Struggling to be tydelig: Some language ideological underpinnings of health literacy

Ingvild Badhwar Valen-Sendstad from the University of Oslo presents her research.

In this talk, I will present the small stories (Georgakopoulou, 2015) of Yasmine, a migrant woman whose everyday life is impacted by health impairment. I explore the health literacy strategies that Yasmine relies on to navigate Norwegian welfare and healthcare and to plan a sustainable career path after sick leave work.
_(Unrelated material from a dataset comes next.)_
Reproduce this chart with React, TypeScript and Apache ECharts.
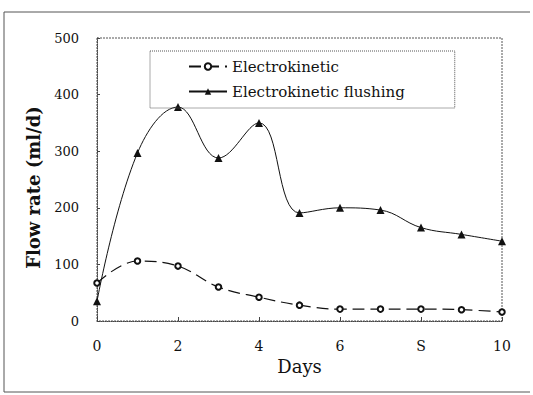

I combine Busch’s theorization of the lived experience of language (Busch, 2015) with Norton’s model of language investment (e.g., Norton, 2013) to explore how Yasmine invests in a sociopragmatic style to achieve an ideologically deemed ‘appropriate’ health literacy. This style, described by Yasmine as tydelighet (meaning clear, obvious, distinct, and so on), takes a prominent shape in her narratives about her strategies to cope with overlapping social disadvantages, inequality, and uncertainty about the future. Interestingly, Yasmine also relies on help from her social network to restyle her health literacy, what I refer to as health literacy brokering. My analysis draws on the ethnographically oriented data material that Yasmine and I generated between November 2019 and February 2021. This analysis is in progress, and I look forward to feedback from this seminar’s attendees.

References

Busch, B. (2015). Expanding the Notion of the Linguistic Repertoire: On the Concept of Spracherleben —The Lived Experience of Language. Applied Linguistics, amv030. https://doi.org/10.1093/applin/amv030

Georgakopoulou, A. (2015). Small Stories Research: Methods – Analysis – Outreach. In A. De Fina & A. Georgakopoulou (Eds.), Handbook of Narrative Analysis (pp. 255–271). Wiley-Blackwell. https://doi.org/http://eu.wiley.com/WileyCDA/WileyTitle/productCd-111845815X.html

Norton, B. (2013). Identity and Language Learning: Extending the Conversation (2. Edition). Multilingual Matters.